Tuesday, September 6, 2011

Labour Day


I learned how to blog from a master, Chris Brogan. Chris has an unfailing framework - think of a topic, find a Creative Commons picture on flickr, and take it from there. While I can't pretend to be in his league as far as useful posts are concerned, at least I can follow his framework. So far, I like it - let me know if you don't, and if not, why not.

So I went looking for a picture about Labour Day. I found lots of lovely beach and barbecue photographs, which I guess is how most North Americans spend this day. I was hoping to find a picture of the massive march that took place in Toronto today, honouring Jack Layton, but no such luck. Since I only use Creative Commons pictures, I was a little stuck. Then I found this picture, of a sign with no workers. Bingo.

A few years ago, I was very excited to read Thomas Friedman's "The World is Flat". It's a hymn of praise to globalisation, to the commodification of labour. Any job that can be automated, will be, or else it will be outsourced to a cheaper worker in a Third World country who can (and will) do the same work for much lower pay. The response of the West has been to turn to those things that cannot be automated - design, analysis, the creative work. As Daniel Pink says in his book "A Whole New Mind", the MFA is the new MBA. All very exciting for those creative, right-brain types who have been struggling in a world designed by left-brain people. (This is a fun test to see which one you are!).

But what about the millions of people who are still being churned out by early-20th-century schools, prepared for work in factories that aren't there? While it is true that some manufacturing appears to be coming back, given that they don't make cheap Chinese labour like they used to, these dark Satanic mills aren't going to provide the kind of pay and perks that used to follow from a Grade 12 education. So nowadays everybody has to go to post-secondary education and load themselves down with impossible levels of student debt. When they come out, four years older, they may or may not find a position that will allow them to pay it off.

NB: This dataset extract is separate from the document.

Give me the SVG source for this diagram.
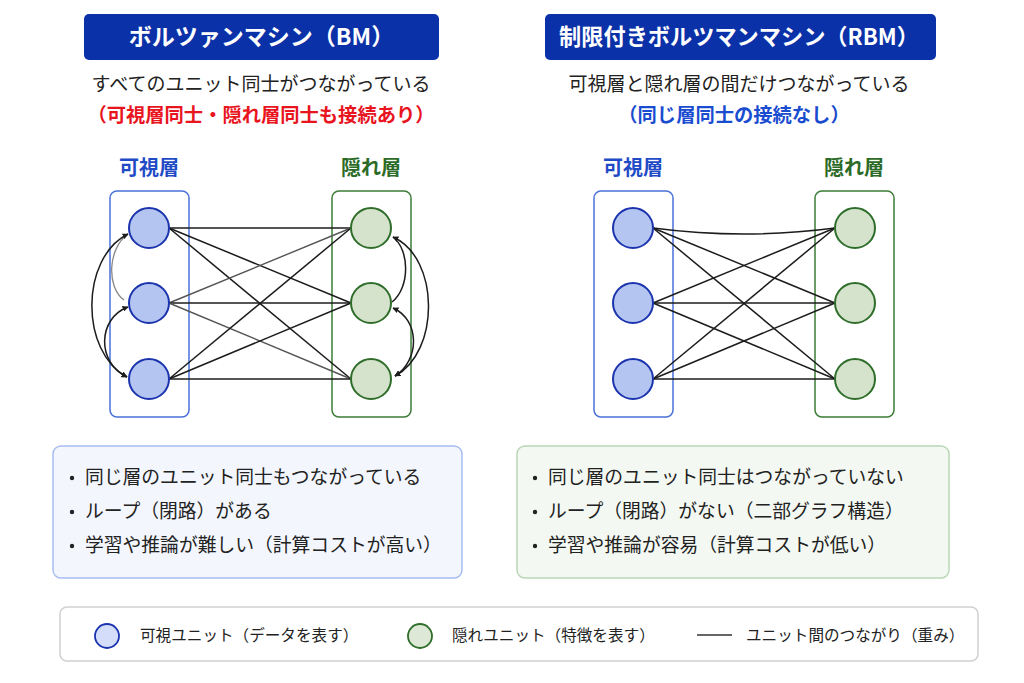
<svg xmlns="http://www.w3.org/2000/svg" width="1024" height="683" viewBox="0 0 1024 683">
<defs>
<style>
text{font-family:"Noto Sans CJK JP","Noto Sans",sans-serif;}
.title{fill:#ffffff;font-size:23px;font-weight:bold;}
.tbox{fill:#0b31a8;}
.sub{fill:#222;font-size:19px;}
.red{fill:#e8141e;font-size:19.3px;font-weight:bold;}
.blu{fill:#1a4cd0;font-size:19.3px;font-weight:bold;}
.vl{fill:#1f4bc6;font-size:20px;font-weight:bold;}
.hl{fill:#2b6b27;font-size:20px;font-weight:bold;}
.vbox{fill:none;stroke:#4a72d8;stroke-width:1.5;}
.hbox{fill:none;stroke:#3d7d38;stroke-width:1.5;}
.vc{fill:#b4c5f1;stroke:#1b34ae;stroke-width:2;}
.hc{fill:#d5e3cc;stroke:#2f6e2a;stroke-width:2;}
.ln{stroke:#1c1c1c;stroke-width:1.5;fill:none;}
.lg{stroke:#555;stroke-width:1.4;fill:none;}
.arc{stroke:#1c1c1c;stroke-width:1.5;fill:none;marker-start:url(#ah);marker-end:url(#ah);}
.bt{fill:#222;font-size:18.8px;}
.lt{fill:#222;font-size:15.6px;}
</style>
<marker id="ah" viewBox="0 0 10 10" refX="9" refY="5" markerWidth="6" markerHeight="6" orient="auto-start-reverse" markerUnits="userSpaceOnUse">
<path d="M0,0 L10,5 L0,10 z" fill="#1c1c1c"/>
</marker>
</defs>
<rect width="1024" height="683" fill="#ffffff"/>

<!-- BM header -->
<g id="bm-title">
<rect class="tbox" x="84" y="14" width="355" height="46" rx="5"/>
<text class="title" x="261.5" y="45" text-anchor="middle">ボルツァンマシン（BM）</text>
<text class="sub" x="261" y="91" text-anchor="middle">すべてのユニット同士がつながっている</text>
<text class="red" x="261" y="122" text-anchor="middle">（可視層同士・隠れ層同士も接続あり）</text>
</g>

<!-- RBM header -->
<g id="rbm-title">
<rect class="tbox" x="545" y="14" width="391" height="46" rx="5"/>
<text class="title" x="739" y="45" text-anchor="middle" style="font-size:22.2px">制限付きボルツマンマシン（RBM）</text>
<text class="sub" x="739" y="91" text-anchor="middle">可視層と隠れ層の間だけつながっている</text>
<text class="blu" x="734" y="122" text-anchor="middle">（同じ層同士の接続なし）</text>
</g>

<!-- BM layers -->
<g id="bm-visible">
<text class="vl" x="149" y="175" text-anchor="middle">可視層</text>
<rect class="vbox" x="110" y="191" width="79" height="226" rx="7"/>
</g>
<g id="bm-hidden">
<text class="hl" x="371" y="175" text-anchor="middle">隠れ層</text>
<rect class="hbox" x="332" y="191" width="79" height="226" rx="7"/>
</g>

<!-- BM connectors -->
<g id="bm-connectors">
<line class="ln" x1="169" y1="228" x2="351" y2="228"/>
<line class="ln" x1="169" y1="228" x2="351" y2="303"/>
<line class="ln" x1="169" y1="228" x2="351" y2="379"/>
<line class="lg" x1="169" y1="303" x2="351" y2="228"/>
<line class="ln" x1="169" y1="303" x2="351" y2="303"/>
<line class="lg" x1="169" y1="303" x2="351" y2="379"/>
<line class="ln" x1="169" y1="379" x2="351" y2="228"/>
<line class="ln" x1="169" y1="379" x2="351" y2="303"/>
<line class="ln" x1="169" y1="379" x2="351" y2="379"/>
<path d="M124,300 C106,287 108,248 128,234" stroke="#888" stroke-width="1.3" fill="none"/>
<path class="arc" d="M128,234 C80,258 80,352 127,377"/>
<path class="arc" d="M128,307 C98,318 96,362 127,377"/>
<path d="M392,302 C410,288 410,250 393,237" stroke="#1c1c1c" stroke-width="1.5" fill="none"/>
<path class="arc" d="M393,237 C440,258 440,352 395,376"/>
<path class="arc" d="M393,308 C420,320 420,360 395,376"/>
</g>

<!-- BM nodes -->
<g id="bm-v1"><circle class="vc" cx="149" cy="228" r="20"/></g>
<g id="bm-v2"><circle class="vc" cx="149" cy="303" r="20"/></g>
<g id="bm-v3"><circle class="vc" cx="149" cy="379" r="20"/></g>
<g id="bm-h1"><circle class="hc" cx="371" cy="228" r="20"/></g>
<g id="bm-h2"><circle class="hc" cx="371" cy="303" r="20"/></g>
<g id="bm-h3"><circle class="hc" cx="371" cy="379" r="20"/></g>

<!-- RBM layers -->
<g id="rbm-visible">
<text class="vl" x="633" y="175" text-anchor="middle">可視層</text>
<rect class="vbox" x="594" y="191" width="79" height="226" rx="7"/>
</g>
<g id="rbm-hidden">
<text class="hl" x="854" y="175" text-anchor="middle">隠れ層</text>
<rect class="hbox" x="815" y="191" width="79" height="226" rx="7"/>
</g>

<!-- RBM connectors -->
<g id="rbm-connectors">
<path class="ln" d="M653,228 Q744,240 835,228" stroke-width="1.3"/>
<line class="ln" x1="653" y1="228" x2="835" y2="303" stroke-width="1.3"/>
<line class="ln" x1="653" y1="228" x2="835" y2="379" stroke-width="1.3"/>
<line class="ln" x1="653" y1="303" x2="835" y2="228" stroke-width="1.3"/>
<line class="ln" x1="653" y1="303" x2="835" y2="303" stroke-width="1.3"/>
<line class="ln" x1="653" y1="303" x2="835" y2="379" stroke-width="1.3"/>
<line class="ln" x1="653" y1="379" x2="835" y2="228" stroke-width="1.3"/>
<line class="ln" x1="653" y1="379" x2="835" y2="303" stroke-width="1.3"/>
<line class="ln" x1="653" y1="379" x2="835" y2="379" stroke-width="1.3"/>
</g>

<!-- RBM nodes -->
<g id="rbm-v1"><circle class="vc" cx="633" cy="228" r="20"/></g>
<g id="rbm-v2"><circle class="vc" cx="633" cy="303" r="20"/></g>
<g id="rbm-v3"><circle class="vc" cx="633" cy="379" r="20"/></g>
<g id="rbm-h1"><circle class="hc" cx="855" cy="228" r="20"/></g>
<g id="rbm-h2"><circle class="hc" cx="855" cy="303" r="20"/></g>
<g id="rbm-h3"><circle class="hc" cx="855" cy="379" r="20"/></g>

<!-- BM notes -->
<g id="bm-notes">
<rect x="53" y="446" width="409" height="132" rx="8" fill="#f3f6fd" stroke="#a8bdf0" stroke-width="1.5"/>
<circle cx="72" cy="478" r="2.2" fill="#222"/>
<circle cx="72" cy="512" r="2.2" fill="#222"/>
<circle cx="72" cy="546" r="2.2" fill="#222"/>
<text class="bt" x="85" y="484">同じ層のユニット同士もつながっている</text>
<text class="bt" x="85" y="518">ループ（閉路）がある</text>
<text class="bt" x="85" y="552">学習や推論が難しい（計算コストが高い）</text>
</g>

<!-- RBM notes -->
<g id="rbm-notes">
<rect x="517" y="446" width="432" height="132" rx="8" fill="#f4f8f2" stroke="#bad6b6" stroke-width="1.5"/>
<circle cx="535" cy="478" r="2.2" fill="#222"/>
<circle cx="535" cy="512" r="2.2" fill="#222"/>
<circle cx="535" cy="546" r="2.2" fill="#222"/>
<text class="bt" x="548" y="484">同じ層のユニット同士はつながっていない</text>
<text class="bt" x="548" y="518">ループ（閉路）がない（二部グラフ構造）</text>
<text class="bt" x="548" y="552">学習や推論が容易（計算コストが低い）</text>
</g>

<!-- Legend -->
<g id="legend">
<rect x="60" y="607" width="918" height="54" rx="7" fill="#ffffff" stroke="#d0d0d0" stroke-width="1.5"/>
<ellipse cx="107" cy="636" rx="12" ry="12" fill="#d4defa" stroke="#1b34ae" stroke-width="1.8"/>
<text class="lt" x="140" y="641">可視ユニット（データを表す）</text>
<ellipse cx="420" cy="636" rx="12" ry="12" fill="#dde9d6" stroke="#2f6e2a" stroke-width="1.8"/>
<text class="lt" x="452" y="641">隠れユニット（特徴を表す）</text>
<line x1="697" y1="635" x2="732" y2="635" stroke="#333" stroke-width="1.5"/>
<text class="lt" x="746" y="641">ユニット間のつながり（重み）</text>
</g>
</svg>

If they are smart, they go into "high-touch" professions such as nursing or cooking. Nobody has yet figured out how to outsource changing an IV bag or putting actual food on a plate. While the radiologist who analyses your MRI might be in another country, the technologist who puts you in the machine has to be in the same room with you. Both the dentist who repairs your teeth and the hygienist who cleans them have to be real people in physical contact with you. The plumber who unplugs your toilet and the roofer who fixes your ice dams cannot do these things from India. For these professions, the future does not look as bleak. While all these jobs could conceivably be automated, it is debatable whether people would want them to be. While many of us dream of a robot maid like Rosie, few of us are looking to have our teeth cleaned or our appendix removed by robots.

So, what's the answer? If I could predict the future, I wouldn't be worrying about funding my retirement. Given the breathtaking rapidity with which the world has been changing, I would not presume to predict the kind of professions my children might be looking at - there are many jobs now that did not exist ten years ago. The tragedy is in the mismatch between the skills of the unemployed and those required by the employers. A whole generation is being laid off and declared redundant. This is an incredibly dangerous and volatile situation. If our governments do not have the wisdom and resources to deal with it, the riots in London and Vancouver will only be the beginning.

What do you think? What kind of schooling will save our generation, and the ones that follow?